--- Exercise material ---
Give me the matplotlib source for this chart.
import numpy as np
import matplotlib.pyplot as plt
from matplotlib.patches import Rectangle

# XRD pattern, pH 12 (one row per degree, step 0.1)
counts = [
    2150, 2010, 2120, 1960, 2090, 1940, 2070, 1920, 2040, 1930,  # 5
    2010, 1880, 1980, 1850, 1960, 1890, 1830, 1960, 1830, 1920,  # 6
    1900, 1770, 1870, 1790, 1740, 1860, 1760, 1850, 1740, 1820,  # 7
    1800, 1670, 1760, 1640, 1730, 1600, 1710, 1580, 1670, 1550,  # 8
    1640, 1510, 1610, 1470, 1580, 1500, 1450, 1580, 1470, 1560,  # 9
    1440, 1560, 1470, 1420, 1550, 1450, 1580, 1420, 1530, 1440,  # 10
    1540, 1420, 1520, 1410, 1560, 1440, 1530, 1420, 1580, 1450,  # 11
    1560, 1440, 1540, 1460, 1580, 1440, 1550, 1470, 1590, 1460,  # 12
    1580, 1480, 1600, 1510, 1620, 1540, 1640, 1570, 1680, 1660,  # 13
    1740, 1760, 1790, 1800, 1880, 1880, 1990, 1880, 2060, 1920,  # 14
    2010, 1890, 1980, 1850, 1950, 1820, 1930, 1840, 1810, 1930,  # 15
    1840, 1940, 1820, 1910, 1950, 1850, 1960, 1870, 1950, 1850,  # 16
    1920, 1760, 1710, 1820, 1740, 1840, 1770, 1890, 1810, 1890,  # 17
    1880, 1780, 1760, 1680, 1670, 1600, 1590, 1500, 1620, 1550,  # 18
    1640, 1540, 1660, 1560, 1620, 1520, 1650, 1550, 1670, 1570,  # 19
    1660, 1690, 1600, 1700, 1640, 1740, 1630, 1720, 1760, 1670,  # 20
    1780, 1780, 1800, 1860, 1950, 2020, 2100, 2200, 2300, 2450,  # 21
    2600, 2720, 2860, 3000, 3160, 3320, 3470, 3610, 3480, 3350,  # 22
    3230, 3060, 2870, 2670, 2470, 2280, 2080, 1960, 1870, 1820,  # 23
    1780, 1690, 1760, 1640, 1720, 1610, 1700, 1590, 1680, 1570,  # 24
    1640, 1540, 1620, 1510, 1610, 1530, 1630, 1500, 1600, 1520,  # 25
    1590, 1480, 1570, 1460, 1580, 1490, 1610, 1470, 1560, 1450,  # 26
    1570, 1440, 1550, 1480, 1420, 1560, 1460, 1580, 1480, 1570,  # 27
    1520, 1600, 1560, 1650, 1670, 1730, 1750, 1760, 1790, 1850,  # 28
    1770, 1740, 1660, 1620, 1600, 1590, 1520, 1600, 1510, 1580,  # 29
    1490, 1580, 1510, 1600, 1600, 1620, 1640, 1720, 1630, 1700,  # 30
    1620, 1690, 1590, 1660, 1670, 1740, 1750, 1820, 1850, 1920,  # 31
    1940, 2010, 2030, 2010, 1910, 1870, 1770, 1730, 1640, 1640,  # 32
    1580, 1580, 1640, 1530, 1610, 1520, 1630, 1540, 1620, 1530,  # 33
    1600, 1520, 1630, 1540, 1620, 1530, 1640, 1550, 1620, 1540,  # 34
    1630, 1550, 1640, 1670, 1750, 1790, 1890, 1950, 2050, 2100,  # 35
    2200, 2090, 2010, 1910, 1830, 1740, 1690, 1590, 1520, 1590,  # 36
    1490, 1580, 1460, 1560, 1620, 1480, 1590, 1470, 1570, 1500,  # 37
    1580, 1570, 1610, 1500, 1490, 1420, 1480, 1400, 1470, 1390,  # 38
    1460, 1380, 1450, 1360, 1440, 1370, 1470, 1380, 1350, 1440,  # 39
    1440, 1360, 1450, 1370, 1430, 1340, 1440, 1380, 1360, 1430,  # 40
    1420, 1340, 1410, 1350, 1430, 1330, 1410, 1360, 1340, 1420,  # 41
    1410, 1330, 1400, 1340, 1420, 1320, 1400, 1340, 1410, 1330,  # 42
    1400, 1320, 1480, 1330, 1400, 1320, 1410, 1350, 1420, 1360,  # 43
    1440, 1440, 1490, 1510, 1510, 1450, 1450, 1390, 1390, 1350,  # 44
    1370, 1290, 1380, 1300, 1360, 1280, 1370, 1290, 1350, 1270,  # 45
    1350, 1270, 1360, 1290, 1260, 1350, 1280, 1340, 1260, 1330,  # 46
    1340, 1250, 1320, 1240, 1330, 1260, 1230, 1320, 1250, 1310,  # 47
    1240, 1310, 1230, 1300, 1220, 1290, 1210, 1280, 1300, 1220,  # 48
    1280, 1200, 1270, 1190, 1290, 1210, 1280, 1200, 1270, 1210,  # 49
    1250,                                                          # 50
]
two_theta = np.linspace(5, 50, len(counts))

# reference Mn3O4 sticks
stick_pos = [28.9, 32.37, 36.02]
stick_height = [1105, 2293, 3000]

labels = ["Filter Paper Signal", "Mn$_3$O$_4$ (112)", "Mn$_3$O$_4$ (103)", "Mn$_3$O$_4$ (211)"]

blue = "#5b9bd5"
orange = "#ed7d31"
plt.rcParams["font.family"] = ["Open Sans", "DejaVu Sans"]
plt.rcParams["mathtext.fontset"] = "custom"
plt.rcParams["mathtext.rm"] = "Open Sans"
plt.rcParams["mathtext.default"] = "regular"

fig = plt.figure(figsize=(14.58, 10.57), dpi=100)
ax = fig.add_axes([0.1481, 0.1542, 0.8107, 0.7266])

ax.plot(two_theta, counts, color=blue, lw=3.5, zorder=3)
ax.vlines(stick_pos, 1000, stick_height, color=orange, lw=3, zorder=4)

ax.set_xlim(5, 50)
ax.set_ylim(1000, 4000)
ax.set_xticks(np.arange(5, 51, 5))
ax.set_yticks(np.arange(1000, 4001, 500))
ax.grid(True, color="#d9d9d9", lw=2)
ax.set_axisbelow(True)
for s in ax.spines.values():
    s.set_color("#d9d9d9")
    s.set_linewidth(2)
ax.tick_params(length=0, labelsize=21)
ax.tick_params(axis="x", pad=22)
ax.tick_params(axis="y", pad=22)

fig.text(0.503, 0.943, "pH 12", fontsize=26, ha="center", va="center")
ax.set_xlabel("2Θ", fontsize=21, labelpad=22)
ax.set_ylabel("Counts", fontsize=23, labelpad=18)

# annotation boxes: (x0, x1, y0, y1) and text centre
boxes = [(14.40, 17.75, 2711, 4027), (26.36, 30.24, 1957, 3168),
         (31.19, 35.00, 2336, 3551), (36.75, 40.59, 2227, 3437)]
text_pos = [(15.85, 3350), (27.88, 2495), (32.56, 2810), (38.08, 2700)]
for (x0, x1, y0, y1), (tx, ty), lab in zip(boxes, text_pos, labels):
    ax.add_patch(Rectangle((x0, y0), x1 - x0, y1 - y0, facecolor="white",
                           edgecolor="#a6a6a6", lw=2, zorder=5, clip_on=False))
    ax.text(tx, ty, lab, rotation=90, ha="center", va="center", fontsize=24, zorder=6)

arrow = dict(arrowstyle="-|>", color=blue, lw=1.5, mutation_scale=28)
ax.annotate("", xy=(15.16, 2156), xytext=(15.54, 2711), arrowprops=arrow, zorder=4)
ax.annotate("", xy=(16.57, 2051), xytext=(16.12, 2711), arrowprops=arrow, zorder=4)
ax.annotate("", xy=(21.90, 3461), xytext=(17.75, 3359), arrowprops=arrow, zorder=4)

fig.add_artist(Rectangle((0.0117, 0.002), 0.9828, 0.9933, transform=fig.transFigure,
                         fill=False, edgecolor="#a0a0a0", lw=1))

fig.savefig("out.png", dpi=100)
---
--- Exercise material ---
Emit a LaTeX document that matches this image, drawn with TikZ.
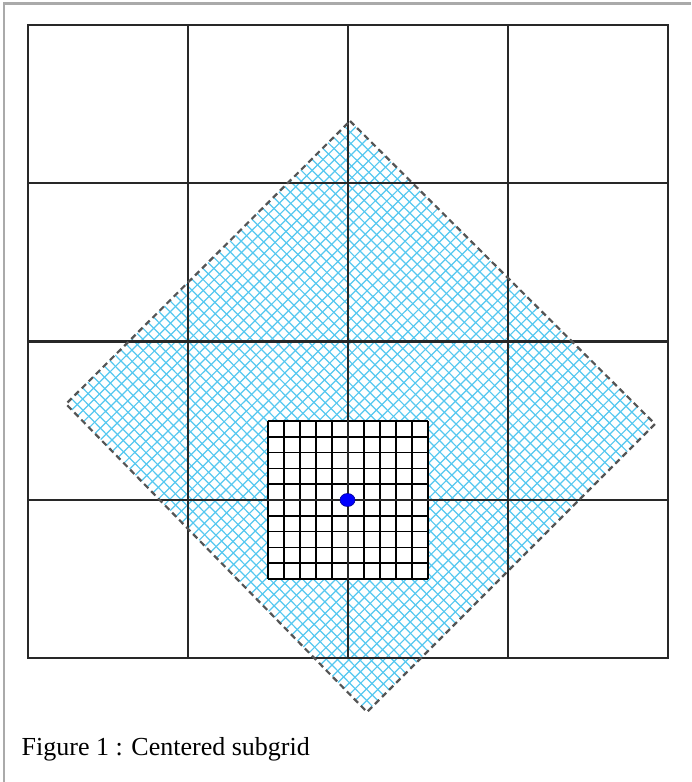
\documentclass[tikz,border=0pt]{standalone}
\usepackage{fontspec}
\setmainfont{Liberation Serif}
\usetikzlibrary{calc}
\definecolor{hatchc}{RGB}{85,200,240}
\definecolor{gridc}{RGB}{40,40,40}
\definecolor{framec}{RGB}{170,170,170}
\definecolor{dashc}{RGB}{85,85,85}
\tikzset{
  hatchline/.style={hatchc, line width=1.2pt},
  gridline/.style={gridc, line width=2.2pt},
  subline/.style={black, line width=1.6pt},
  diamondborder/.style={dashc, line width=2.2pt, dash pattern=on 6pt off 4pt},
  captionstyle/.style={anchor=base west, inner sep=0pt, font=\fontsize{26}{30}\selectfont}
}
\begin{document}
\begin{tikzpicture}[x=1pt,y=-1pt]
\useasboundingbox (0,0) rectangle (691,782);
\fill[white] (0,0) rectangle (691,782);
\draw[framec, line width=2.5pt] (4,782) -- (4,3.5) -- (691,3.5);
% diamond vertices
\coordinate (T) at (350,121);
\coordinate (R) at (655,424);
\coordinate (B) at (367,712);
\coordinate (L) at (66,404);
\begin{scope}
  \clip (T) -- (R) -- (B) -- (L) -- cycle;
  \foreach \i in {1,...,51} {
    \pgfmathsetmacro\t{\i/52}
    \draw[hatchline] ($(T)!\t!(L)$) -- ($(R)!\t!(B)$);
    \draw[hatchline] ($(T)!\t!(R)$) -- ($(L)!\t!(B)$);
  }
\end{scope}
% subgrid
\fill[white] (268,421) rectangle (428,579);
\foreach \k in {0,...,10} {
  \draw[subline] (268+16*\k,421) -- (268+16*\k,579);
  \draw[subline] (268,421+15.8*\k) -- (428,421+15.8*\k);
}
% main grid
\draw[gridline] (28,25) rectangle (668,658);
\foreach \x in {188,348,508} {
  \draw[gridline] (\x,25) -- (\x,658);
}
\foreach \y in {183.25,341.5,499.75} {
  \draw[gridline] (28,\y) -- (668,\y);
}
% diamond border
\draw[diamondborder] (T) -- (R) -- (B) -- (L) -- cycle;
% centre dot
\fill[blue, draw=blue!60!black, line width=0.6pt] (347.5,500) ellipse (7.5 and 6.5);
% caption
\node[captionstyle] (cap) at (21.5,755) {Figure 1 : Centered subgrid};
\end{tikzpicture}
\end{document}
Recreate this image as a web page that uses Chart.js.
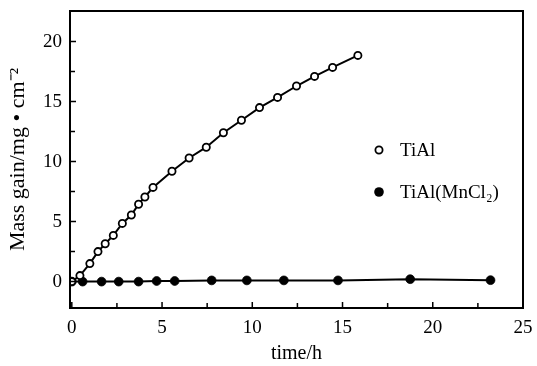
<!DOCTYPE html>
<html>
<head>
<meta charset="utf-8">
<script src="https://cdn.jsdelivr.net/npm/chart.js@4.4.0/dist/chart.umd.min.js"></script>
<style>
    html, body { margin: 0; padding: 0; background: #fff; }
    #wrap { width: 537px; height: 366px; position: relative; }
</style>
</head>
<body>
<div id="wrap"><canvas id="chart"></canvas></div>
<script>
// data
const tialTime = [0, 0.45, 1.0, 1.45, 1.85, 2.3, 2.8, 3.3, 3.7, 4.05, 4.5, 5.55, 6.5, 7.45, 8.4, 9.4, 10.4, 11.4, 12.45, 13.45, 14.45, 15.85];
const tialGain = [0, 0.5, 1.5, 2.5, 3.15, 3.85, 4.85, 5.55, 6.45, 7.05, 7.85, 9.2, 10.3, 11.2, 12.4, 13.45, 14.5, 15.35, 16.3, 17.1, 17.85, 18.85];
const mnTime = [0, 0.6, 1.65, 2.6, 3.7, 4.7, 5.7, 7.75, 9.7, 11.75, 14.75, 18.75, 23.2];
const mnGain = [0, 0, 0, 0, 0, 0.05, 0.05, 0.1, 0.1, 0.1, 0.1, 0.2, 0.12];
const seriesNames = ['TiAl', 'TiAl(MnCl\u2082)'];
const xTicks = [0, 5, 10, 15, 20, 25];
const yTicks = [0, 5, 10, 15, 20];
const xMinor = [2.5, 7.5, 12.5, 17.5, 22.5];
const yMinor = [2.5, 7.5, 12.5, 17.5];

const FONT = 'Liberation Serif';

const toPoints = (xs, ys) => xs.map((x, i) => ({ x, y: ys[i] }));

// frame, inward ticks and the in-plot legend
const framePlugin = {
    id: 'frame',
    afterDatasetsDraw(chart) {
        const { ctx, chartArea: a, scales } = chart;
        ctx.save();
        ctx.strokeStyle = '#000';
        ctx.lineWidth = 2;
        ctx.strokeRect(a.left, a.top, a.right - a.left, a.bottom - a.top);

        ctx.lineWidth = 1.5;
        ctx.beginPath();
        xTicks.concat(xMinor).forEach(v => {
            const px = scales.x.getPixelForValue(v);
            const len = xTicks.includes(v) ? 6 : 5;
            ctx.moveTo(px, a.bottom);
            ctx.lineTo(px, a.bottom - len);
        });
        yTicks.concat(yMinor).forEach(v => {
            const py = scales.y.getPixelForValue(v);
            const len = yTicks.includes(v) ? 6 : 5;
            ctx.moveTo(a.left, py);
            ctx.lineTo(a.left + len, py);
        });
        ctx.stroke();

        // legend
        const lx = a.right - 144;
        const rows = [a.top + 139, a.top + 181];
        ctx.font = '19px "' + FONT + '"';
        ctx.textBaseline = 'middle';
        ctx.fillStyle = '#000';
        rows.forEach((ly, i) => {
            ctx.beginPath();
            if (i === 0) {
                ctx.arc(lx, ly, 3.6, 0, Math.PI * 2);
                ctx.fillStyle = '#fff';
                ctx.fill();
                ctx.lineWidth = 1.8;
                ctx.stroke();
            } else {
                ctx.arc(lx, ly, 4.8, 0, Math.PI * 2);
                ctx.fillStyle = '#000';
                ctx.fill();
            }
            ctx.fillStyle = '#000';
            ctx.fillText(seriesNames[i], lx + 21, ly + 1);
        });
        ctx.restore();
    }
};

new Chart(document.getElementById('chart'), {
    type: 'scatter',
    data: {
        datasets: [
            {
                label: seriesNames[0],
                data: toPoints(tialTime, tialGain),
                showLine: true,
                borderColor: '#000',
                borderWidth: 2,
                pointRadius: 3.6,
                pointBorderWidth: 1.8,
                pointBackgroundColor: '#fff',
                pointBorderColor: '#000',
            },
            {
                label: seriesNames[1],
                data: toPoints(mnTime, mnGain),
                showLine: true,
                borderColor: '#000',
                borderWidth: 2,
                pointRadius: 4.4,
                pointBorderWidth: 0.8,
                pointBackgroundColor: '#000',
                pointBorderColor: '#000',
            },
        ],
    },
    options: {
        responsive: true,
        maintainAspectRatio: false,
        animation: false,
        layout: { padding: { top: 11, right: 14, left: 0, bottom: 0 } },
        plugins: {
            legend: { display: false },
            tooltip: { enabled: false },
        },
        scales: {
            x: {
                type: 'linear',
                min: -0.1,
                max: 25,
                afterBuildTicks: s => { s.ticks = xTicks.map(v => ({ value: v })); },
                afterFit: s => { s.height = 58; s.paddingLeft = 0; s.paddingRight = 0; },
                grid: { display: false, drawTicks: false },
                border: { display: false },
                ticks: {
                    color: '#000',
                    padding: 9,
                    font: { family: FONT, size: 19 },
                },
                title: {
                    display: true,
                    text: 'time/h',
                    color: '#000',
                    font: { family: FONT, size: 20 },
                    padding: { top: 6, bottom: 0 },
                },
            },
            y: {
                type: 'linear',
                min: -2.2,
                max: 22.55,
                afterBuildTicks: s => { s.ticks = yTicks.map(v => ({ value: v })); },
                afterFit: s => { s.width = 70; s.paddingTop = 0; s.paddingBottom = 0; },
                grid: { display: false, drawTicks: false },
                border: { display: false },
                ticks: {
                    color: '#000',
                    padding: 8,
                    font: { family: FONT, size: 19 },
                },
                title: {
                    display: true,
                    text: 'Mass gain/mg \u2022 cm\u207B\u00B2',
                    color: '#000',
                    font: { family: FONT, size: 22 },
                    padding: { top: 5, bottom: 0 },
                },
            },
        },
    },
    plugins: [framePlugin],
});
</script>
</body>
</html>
---
■ What you need to do ■
Extract exactly and only the span of lines that begins at the line containing "Give me the matplotlib source for this chart." and ends at the line containing "from matplotlib.patches import Rectangle".

■ Output of the task ■
Give me the matplotlib source for this chart.
import numpy as np
import matplotlib.pyplot as plt
from matplotlib.patches import Rectangle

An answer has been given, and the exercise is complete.